So you have left a controlling church after months or years of soul-searching. And maybe it's been a while since you left. I'll bet I know what people are telling you: it's time to move on, get over it. You talk to Christian friends, ministers you feel you can trust or family friends and it seems like everybody is ready for you to get over it. Let me assure you, if you don't feel like you are going to get over it anytime soon, you are.....normal!
I have friends who have left controlling churches that have rebounded quickly. Others who were more deeply invested in our old church or in the faith movement had their lives turned upside down when they left and are still recovering.
I personally am still in recovery mode after 18 months. This experience has caused me to deeply question the church's ability to be a social institution and yet remain ethical and faithful to God at this point in history. I am also taking my sweet time committing to any particular doctrinal stances. I definitely believe we can know truth...but me being able to wrap my brain around it is another thing. And I do not want to just accept what anybody says as correct doctrine just because they say so, no matter how orthodox it all seems. That's partially how I got into this mess in the first place!
Despite it all, I am very glad to accept the responsibility of thinking for myself. I no longer feel like I have to see what Pastor So-and-so thinks...or Bishop Whats-his-face...or Rev. Dr. Dignified...or Brother Deep-fried.
So if it takes a long time to feel like you have come out the other side of this situation, that's okay. Some if it we should never "get over" because we are dealing with people's spiritual lives, which is no small matter. I believe it's indicative of the times we live in.
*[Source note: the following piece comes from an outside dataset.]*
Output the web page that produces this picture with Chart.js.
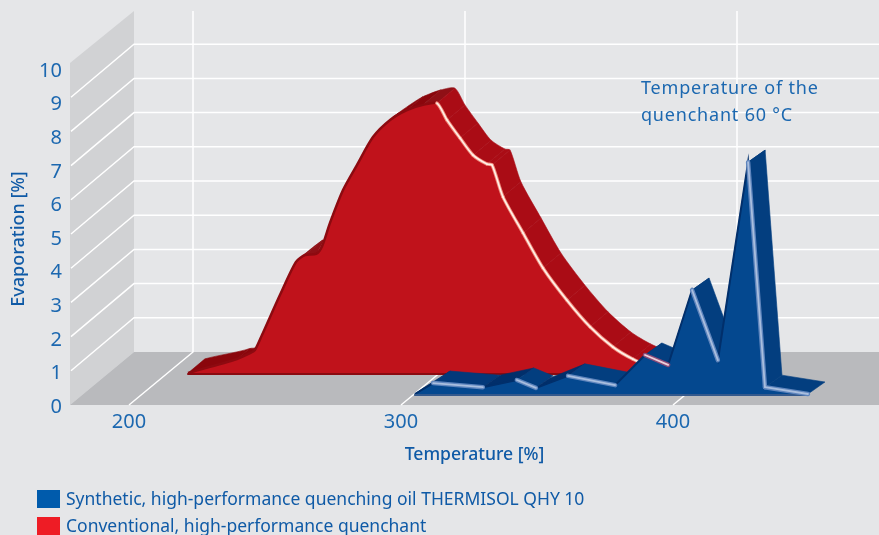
<!DOCTYPE html>
<html>
<head>
<meta charset="utf-8">
<style>
  html, body { margin: 0; padding: 0; background: #e5e6e8; }
  canvas { display: block; }
</style>
<script src="https://cdn.jsdelivr.net/npm/chart.js@4/dist/chart.umd.min.js"></script>
</head>
<body>
<canvas id="chart" width="879" height="535"></canvas>
<script>
// values
const redTemp = [207.5, 225.5, 230.3, 232.1, 234.7, 241.3, 247.2, 250.5, 254.6, 256.8, 259.7, 264.5, 269.6, 275.5, 281.8, 288, 293.9, 299, 302.7, 307.5, 312.3, 317.4, 319.3, 323.3, 330.7, 338, 346.8, 355.3, 363.7, 371, 382.8];
const redEvap = [0, 0.41, 0.58, 0.67, 1.11, 2.28, 3.25, 3.45, 3.48, 3.71, 4.39, 5.35, 6.08, 6.9, 7.4, 7.69, 7.84, 7.89, 7.4, 6.87, 6.37, 6.11, 6.08, 5.15, 4.09, 3.07, 2.13, 1.35, 0.76, 0.41, 0];
const blueTemp = [300, 306.7, 325, 337.5, 344.5, 356.3, 373.6, 384.6, 393.1, 401.9, 411.4, 422.5, 428.7, 444.5];
const blueEvap = [0, 0.32, 0.2, 0.41, 0.18, 0.53, 0.26, 1.14, 0.85, 3.04, 0.99, 6.78, 0.2, 0];
const tempTicks = [200, 300, 400];
const evapGrid = [1, 2, 3, 4, 5, 6, 7, 8, 9];
const seriesNames = ['Synthetic, high-performance quenching oil THERMISOL QHY 10', 'Conventional, high-performance quenchant'];
const noteLines = ['Temperature of the', 'quenchant 60 °C'];

const BLUE_TEXT = '#1c68b0';
const DARK_TEXT = '#0f5aa6';
const FONT = '"Noto Sans", "Open Sans", sans-serif';

// plot box in canvas pixels, the 3d planes are only shifted copies of the axes
const LEFT = 70, RIGHT = 879, TOP = 71, BOTTOM = 407;
const PX_PER_TEMP = 2.72, PX_PER_EVAP = 34.2;
const X200 = 129;
const DEPTH_X = 64, DEPTH_Y = 53;

function planeX(shift) {
  return {
    type: 'linear', axis: 'x', display: false,
    min: 200 + (LEFT - X200 - shift) / PX_PER_TEMP,
    max: 200 + (RIGHT - X200 - shift) / PX_PER_TEMP
  };
}
function planeY(base) {
  return {
    type: 'linear', axis: 'y', display: false,
    min: (base - BOTTOM) / PX_PER_EVAP,
    max: (base - TOP) / PX_PER_EVAP
  };
}
const toXY = (xs, ys) => xs.map((x, i) => ({ x: x, y: ys[i] }));

// how much of the slab depth shows behind a rising edge
function riseDepth(a, b) {
  const slope = (a.y - b.y) / (b.x - a.x);
  if (slope <= 0) return 1;
  return Math.min(1, Math.max(0.12, 1.4 - 1.6 * slope));
}

const depth3d = {
  id: 'depth3d',
  beforeDatasetsDraw(chart) {
    const ctx = chart.ctx, s = chart.scales;
    const y0 = s.yWall.getPixelForValue(0), yTop = s.yWall.getPixelForValue(10);
    ctx.save();
    ctx.fillStyle = '#d1d2d4';
    poly(ctx, [[LEFT, y0], [LEFT, yTop], [LEFT + DEPTH_X, yTop - DEPTH_Y + 1], [LEFT + DEPTH_X, y0 - DEPTH_Y]]);
    ctx.fillStyle = '#b9babd';
    poly(ctx, [[LEFT, y0], [RIGHT, y0], [RIGHT, y0 - DEPTH_Y], [LEFT + DEPTH_X, y0 - DEPTH_Y]]);
    ctx.strokeStyle = '#ffffff';
    ctx.lineWidth = 1.5;
    evapGrid.forEach(v => {
      const y = s.yWall.getPixelForValue(v);
      line(ctx, [[LEFT + 1, y], [LEFT + DEPTH_X, y - DEPTH_Y], [RIGHT, y - DEPTH_Y]]);
    });
    tempTicks.forEach(t => {
      const x = s.x.getPixelForValue(t);
      line(ctx, [[x, y0], [x + DEPTH_X, y0 - DEPTH_Y], [x + DEPTH_X, yTop - DEPTH_Y + 1]]);
    });
    ctx.restore();
  },
  beforeDatasetDraw(chart, args) {
    const ds = chart.data.datasets[args.index];
    const pts = args.meta.data;
    const ctx = chart.ctx;
    const ex = ds.extrude[0], ey = ds.extrude[1];
    ctx.save();
    for (let i = 0; i < pts.length - 1; i++) {
      const a = pts[i], b = pts[i + 1];
      const falling = b.y > a.y;
      let k0 = 1, k1 = 1;
      if (!falling) {
        k0 = riseDepth(a, b);
        if (i + 2 < pts.length) k1 = riseDepth(b, pts[i + 2]);
      }
      const slope = (b.y - a.y) / (b.x - a.x);
      ctx.fillStyle = slope < -0.15 ? ds.sideUp : (slope > 0.15 ? ds.sideDown : ds.sideFlat);
      ctx.strokeStyle = ctx.fillStyle;
      ctx.lineWidth = 0.6;
      ctx.beginPath();
      ctx.moveTo(a.x, a.y);
      curveTo(ctx, a, b);
      ctx.lineTo(b.x + ex * k1, b.y - ey * k1);
      curveBack(ctx, a, b, ex * k0, ey * k0, ex * k1, ey * k1);
      ctx.closePath();
      ctx.fill();
      ctx.stroke();
    }
    // the filler plugin already ran for this dataset, put the front face back over the sides
    const base = chart.scales[ds.yAxisID].getPixelForValue(0);
    ctx.fillStyle = ds.backgroundColor;
    ctx.beginPath();
    ctx.moveTo(pts[0].x, base);
    ctx.lineTo(pts[0].x, pts[0].y);
    for (let i = 0; i < pts.length - 1; i++) curveTo(ctx, pts[i], pts[i + 1]);
    ctx.lineTo(pts[pts.length - 1].x, base);
    ctx.closePath();
    ctx.fill();
    ctx.restore();
  },
  afterDatasetDraw(chart, args) {
    const ds = chart.data.datasets[args.index];
    const pts = args.meta.data;
    const ctx = chart.ctx;
    ctx.save();
    ctx.lineCap = 'round';
    // base edge of the slab
    ctx.strokeStyle = ds.baseEdge;
    ctx.lineWidth = 2;
    line(ctx, [[pts[0].x, pts[0].y + 1], [pts[pts.length - 1].x, pts[pts.length - 1].y + 1]]);
    // bright rim on the falling flanks
    [0, 1].forEach(pass => {
      ctx.lineWidth = ds.rimWidths[pass];
      for (let i = 0; i < pts.length - 1; i++) {
        const a = pts[i], b = pts[i + 1];
        if (b.y <= a.y + 1) continue;
        const tint = ds.rimTint && ds.rimTint[i];
        ctx.strokeStyle = tint ? tint[pass] : ds.rimColors[pass];
        ctx.beginPath();
        ctx.moveTo(a.x, a.y);
        curveTo(ctx, a, b);
        ctx.stroke();
      }
    });
    ctx.restore();
  },
  afterDraw(chart) {
    const ctx = chart.ctx;
    ctx.save();
    ctx.textBaseline = 'alphabetic';
    ctx.textAlign = 'left';
    ctx.fillStyle = BLUE_TEXT;
    ctx.font = '18px ' + FONT;
    ctx.letterSpacing = '0.8px';
    ctx.fillText(noteLines[0], 641, 94);
    ctx.fillText(noteLines[1], 641, 121);
    ctx.letterSpacing = '0px';
    ctx.font = '17.5px ' + FONT;
    const rowY = [490, 517];
    const swatch = ['#005bac', '#ee1c25'];
    seriesNames.forEach((name, i) => {
      ctx.fillStyle = swatch[i];
      ctx.fillRect(37, rowY[i], 23, 18);
      ctx.fillStyle = DARK_TEXT;
      ctx.fillText(name, 66, rowY[i] + 15);
    });
    ctx.restore();
  }
};

function curveTo(ctx, a, b) {
  if (a.cp2x === undefined) { ctx.lineTo(b.x, b.y); return; }
  ctx.bezierCurveTo(a.cp2x, a.cp2y, b.cp1x, b.cp1y, b.x, b.y);
}
function curveBack(ctx, a, b, ax, ay, bx, by) {
  if (a.cp2x === undefined) { ctx.lineTo(a.x + ax, a.y - ay); return; }
  ctx.bezierCurveTo(b.cp1x + bx, b.cp1y - by, a.cp2x + ax, a.cp2y - ay, a.x + ax, a.y - ay);
}
function poly(ctx, p) {
  ctx.beginPath();
  p.forEach((q, i) => i ? ctx.lineTo(q[0], q[1]) : ctx.moveTo(q[0], q[1]));
  ctx.closePath();
  ctx.fill();
}
function line(ctx, p) {
  ctx.beginPath();
  p.forEach((q, i) => i ? ctx.lineTo(q[0], q[1]) : ctx.moveTo(q[0], q[1]));
  ctx.stroke();
}

new Chart(document.getElementById('chart'), {
  type: 'line',
  data: {
    datasets: [
      {
        label: seriesNames[1],
        data: toXY(redTemp, redEvap),
        xAxisID: 'xRed', yAxisID: 'yRed',
        order: 2,
        fill: { value: 0 },
        tension: 0.25,
        backgroundColor: '#c0121b',
        borderColor: '#8d0a10',
        borderWidth: 2.5,
        pointRadius: 0,
        extrude: [18, 15],
        sideUp: '#8a060c', sideDown: '#aa0c15', sideFlat: '#8f1016',
        baseEdge: '#8a0a10',
        rimColors: ['#f0897c', '#fff2e8'], rimWidths: [3.5, 1.6]
      },
      {
        label: seriesNames[0],
        data: toXY(blueTemp, blueEvap),
        xAxisID: 'xBlue', yAxisID: 'yBlue',
        order: 1,
        fill: { value: 0 },
        backgroundColor: '#04488f',
        borderColor: '#012f6b',
        borderWidth: 2,
        pointRadius: 0,
        extrude: [17, 12],
        sideUp: '#012f6b', sideDown: '#033e7f', sideFlat: '#03397a',
        baseEdge: '#34598c',
        rimColors: ['#5f85bd', '#a9bede'], rimWidths: [4.5, 1.8],
        rimTint: { 7: ['#8a4a78', '#ecd0da'] }
      }
    ]
  },
  options: {
    responsive: false,
    animation: false,
    layout: { padding: { top: TOP, bottom: 70, left: 0, right: 0 } },
    plugins: { legend: { display: false }, tooltip: { enabled: false } },
    scales: {
      x: {
        type: 'linear',
        min: planeX(0).min, max: planeX(0).max,
        afterBuildTicks: s => { s.ticks = tempTicks.map(v => ({ value: v })); },
        afterFit: s => { s.height = 535 - 70 - BOTTOM; },
        grid: { display: false, drawTicks: false }, border: { display: false },
        ticks: {
          autoSkip: false, maxRotation: 0, padding: 3,
          color: BLUE_TEXT, font: { family: FONT, size: 20 },
          callback: v => String(v)
        },
        title: { display: true, text: 'Temperature [%]', color: DARK_TEXT, font: { family: FONT, size: 17.6, weight: '500' }, padding: { top: 0, bottom: -1 } }
      },
      y: {
        type: 'linear',
        min: 0, max: 10,
        afterFit: s => { s.width = LEFT; },
        grid: { display: false, drawTicks: false }, border: { display: false },
        ticks: {
          stepSize: 1, padding: 8,
          color: BLUE_TEXT, font: { family: FONT, size: 20 }
        },
        title: { display: true, text: 'Evaporation [%]', color: DARK_TEXT, font: { family: FONT, size: 18, weight: '500' }, padding: { top: 8, bottom: 0 } }
      },
      xRed: planeX(38.6),
      yRed: planeY(373),
      xBlue: planeX(13.9),
      yBlue: planeY(394),
      yWall: planeY(405)
    }
  },
  plugins: [depth3d]
});
</script>
</body>
</html>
Great post. I thought I was over my abusive church experience three weeks afterwards, only to realize I was paranoid, fearful, irrational and nowhere near "over it." I keep thinking I'm over it and then a trigger will come up and it all comes crashing back onto me, even now, after two years. The crashing back parts come less and less often now, but all it takes is to see a car like the pastor's car or to come across a scripture he twisted out of recognition or to see the damage in the lives of one of my kids; then it's all back at me again. It took a full year before I could read scripture without interpreting it from the old pastor's point of view and to look at it neutrally. It took a year and a half before I could know I was hearing God's voice again. That was the hardest. Relearning how to hear from Him. I don't see any rush to embrace systematic theology either.